In its first year, roughly 300 people participated in four days of workshops and performances at the Mint Museum. In 2023, the festival will take place in mid-April.
Williams also pointed to several other colleagues in the dance community doing important work, like SHAE Movement African Arts, which shares the essence of “African energy through movement.” Last year, SHAE participated in BOOM Charlotte, a three-day arts festival happening April 21-21 in 2023.
Supported by an ASC Cultural Vision Grant, the longstanding Festival of India, hosted by the India Association of Charlotte, draws thousands annually and highlights a blend of modern and classical Indian dance forms, from Bollywood styles to Bharatanatyam, a southern Indian style.
The uptown festival is held in the fall, but its popularity has fueled a regional performance expansion in Matthews in April. Its focus will be Indian folk dance.
“These kinds of cultural dances also are important because they’re opportunities for representation,” Williams said. “People who are a huge part of our community feel represented and they can connect to these cultural dance events.”
Cultivating community
Given the city’s breakneck population growth and increased diversity, the Charlotte dance community has found it difficult to coordinate efforts and share information, according to Calouche.
Some festivals have fallen on the same weekend, for example, potentially bifurcating the interested audience.
In summer 2021, Calouche helped establish the Dance Artist Alliance CLT, a collective of performing artists, choreographers, teachers, and other dance professionals across genres that are working to increase equity and access, build audiences, and support everyone in the dance community.
The group works to share opportunities for dance funding, available jobs, studio access and rentals—something most dancers agree is problematic in Charlotte—and a repository for dance-related events.

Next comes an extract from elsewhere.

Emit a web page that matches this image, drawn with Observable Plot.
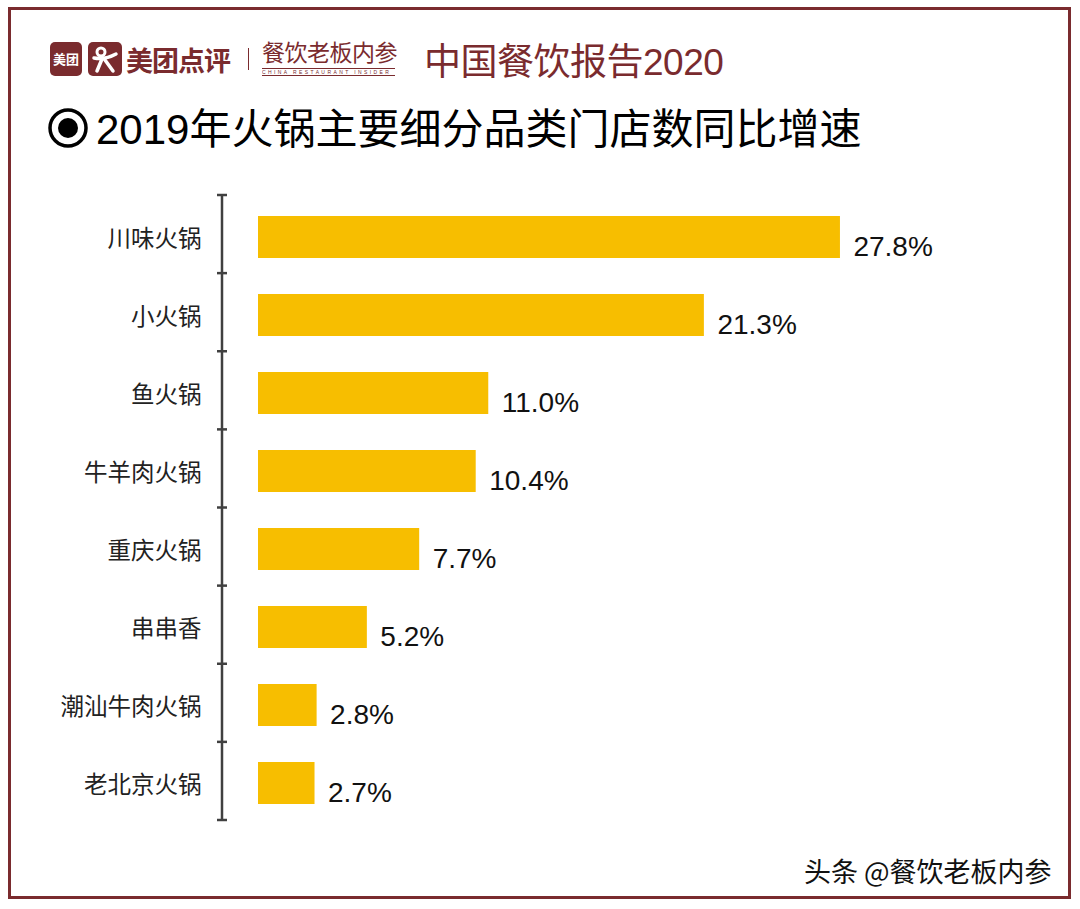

“It’s hard to know what’s happening in all the variety of disciplines—that was a common thread we were seeing and getting feedback [about] from the dance community,” said Calouche.
“We’re working hard to offer education, specifically for dance entrepreneurs, and dance teachers and professionals, not just people who run companies but dance performers because they are their own business,” Calouche said.
“[We] really work together even across disciplines and celebrate each other's works, and we find value in everybody's different styles,” she said. “I think that is just incredible.”